Ministry of Women's Empowerment and the Family

Agency overview
- Jurisdiction: Government of Cameroon
- Headquarters: Yaoundé
- Minister responsible: Marie-Thérèse Abena Ondoa, Minister of Women's Empowerment and the Family;

= Ministry of Women's Empowerment and the Family (Cameroon) =

Government ministry of Cameroon responsible for women's rights and the family

The Ministry of Women's Empowerment and the Family (Ministère de la Promotion de la Femme et de la Famille), known by its French acronym MINPROFF, is the government department of Cameroon responsible for the promotion and protection of women's rights and the protection of the family. It is headed by Marie-Thérèse Abena Ondoa.

== Mandate ==
The ministry prepares and implements government measures to promote and uphold women's rights, to strengthen the promotion and protection of the family, and to promote and protect the rights of children. It studies and proposes measures to ease women's access to employment across all sectors of activity, and is the government's link with international organisations working on women's empowerment.

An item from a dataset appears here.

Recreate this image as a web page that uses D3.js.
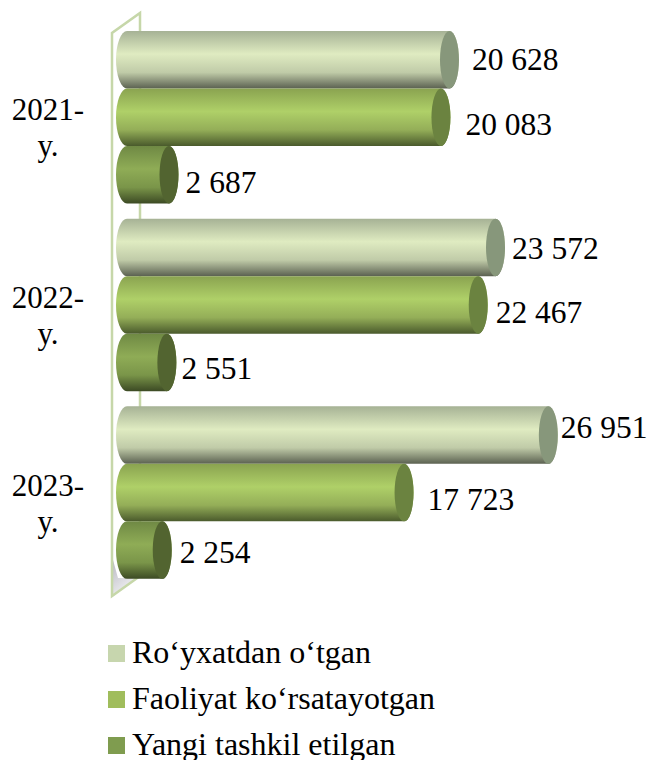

== Programs and partnerships ==
MINPROFF collaborates with various international and national organizations to implement its mandate and advance gender equality in Cameroon.

In 2025, the ministry signed a partnership agreement with the World Food Programme (WFP) to boost gender equality and food security, with a focus on supporting vulnerable populations. That same year, it partnered with Plan International to promote the rights of women and girls, including joint programs to prevent gender-based violence.

The ministry also works closely with UNICEF on initiatives such as the Girls' Movement Cameroon, which aims to empower young girls and protect their rights. At the national level, MINPROFF collaborates with the National Institute of Statistics (INS) to improve gender data collection, monitor national policies, and inform evidence-based policy making.